Mi amigo hablaba de la merca, claro, pero yo pensé en ellas,
las mujeres que amo de esa forma y recién después de leer a Borges y el Dante,
y me dí cuenta que hay un tipo de amor que es así, que genera una dependencia
irracional, contraria a la razón y que, como explica el propio Dante allí
mismo, empatizando con el dolor de los amantes, grita
quanti
dolci pensier, quanto disio
menò
costoro al doloroso passo!
¡Cuánto
dulce pensar, cuánto deseo
llevaron
a estos dos al triste paso!
El deseo, para el genial fiorentino, cuando infiltra la
razón y conduce la voluntad consciente de los individuos, procrea un tipo de razón
especial, contradictoria y dialéctica, en permanente tensión: un dulce pensar.
Y pienso que eso es precisamente lo que me encanta de las
historias de amor que cantan Rodrigo y Gilda, que reivindican el derecho
profundamente humano de dar “el doloroso paso”, de romper a conciencia las
trabas legales que las sanas costumbres, la religión y los códigos civiles
obligan a respetar.

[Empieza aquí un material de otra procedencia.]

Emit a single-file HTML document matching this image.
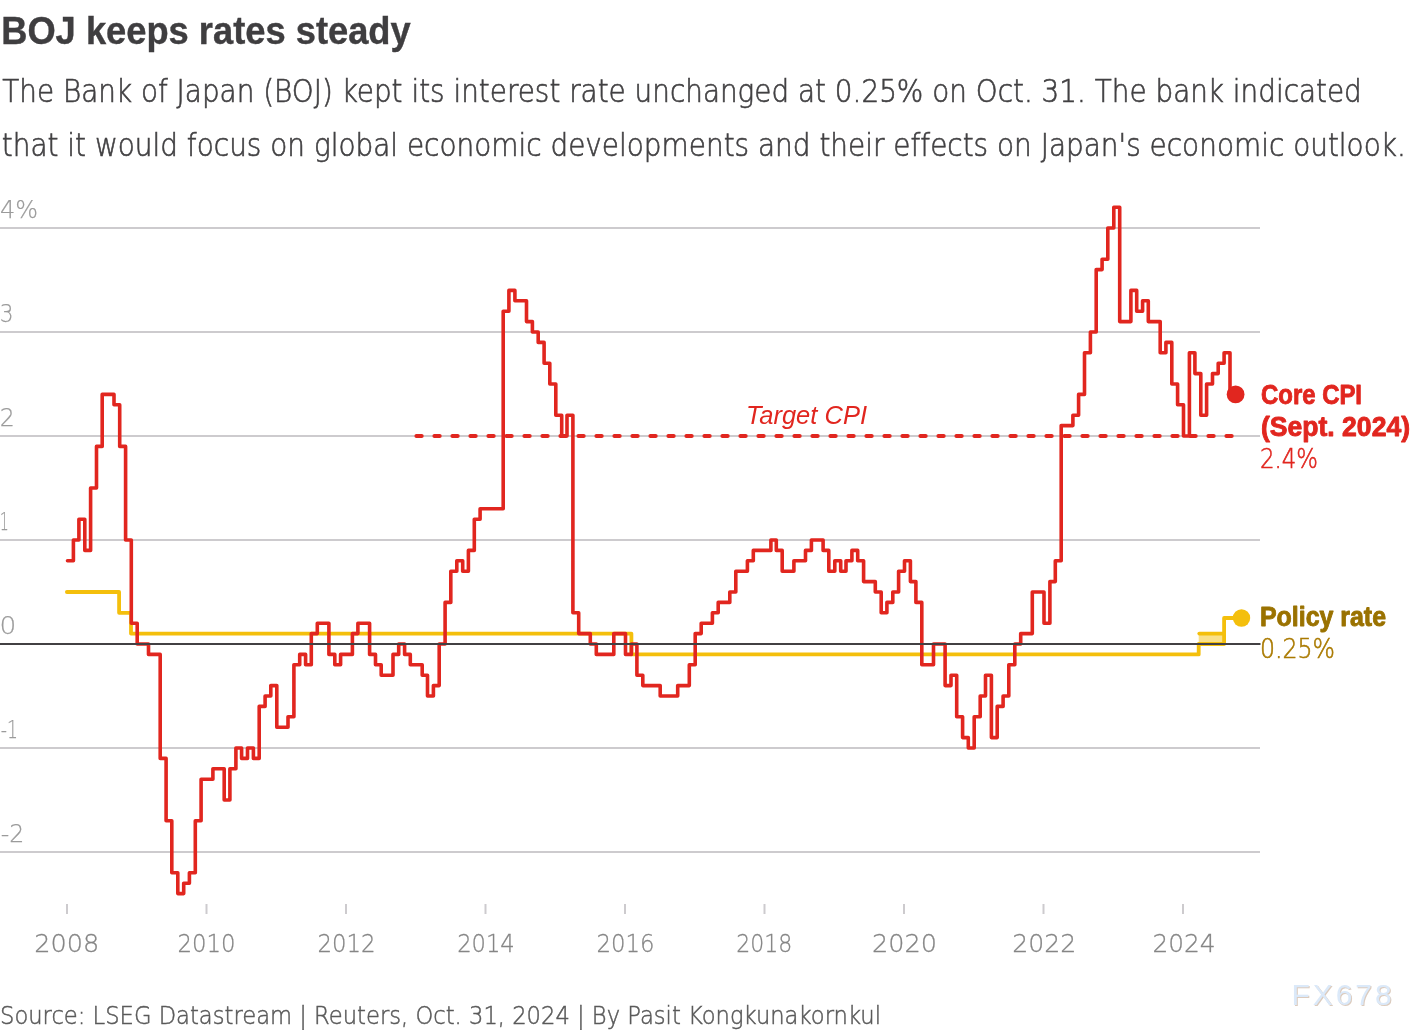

Y como la gente valiente: no se arrepienten, disfrutan del
consuelo de pasar la eternidad juntos aunque sea en el mismísimo infierno.
El mismo Dante Alighieri, como señala Borges otra vez, se
pasó décadas escribiendo una novela inmortal para tener el gusto de pasarse la
eternidad buscando y acompañando a su amada Beatrice Viterbo, y en la escena de
Francesca esa idea del amor eterno aparece defendida tempranamente y con un
personaje en las antípodas de la pura Beatrice.
En lo único que estoy en desacuerdo con Dante y Borges en
este punto, y a favor de Rodrigo y Gilda, es que el mal amor que así nos infecta no es una religión, es una droga pesada.
Que no es lo mismo, aunque sea igual.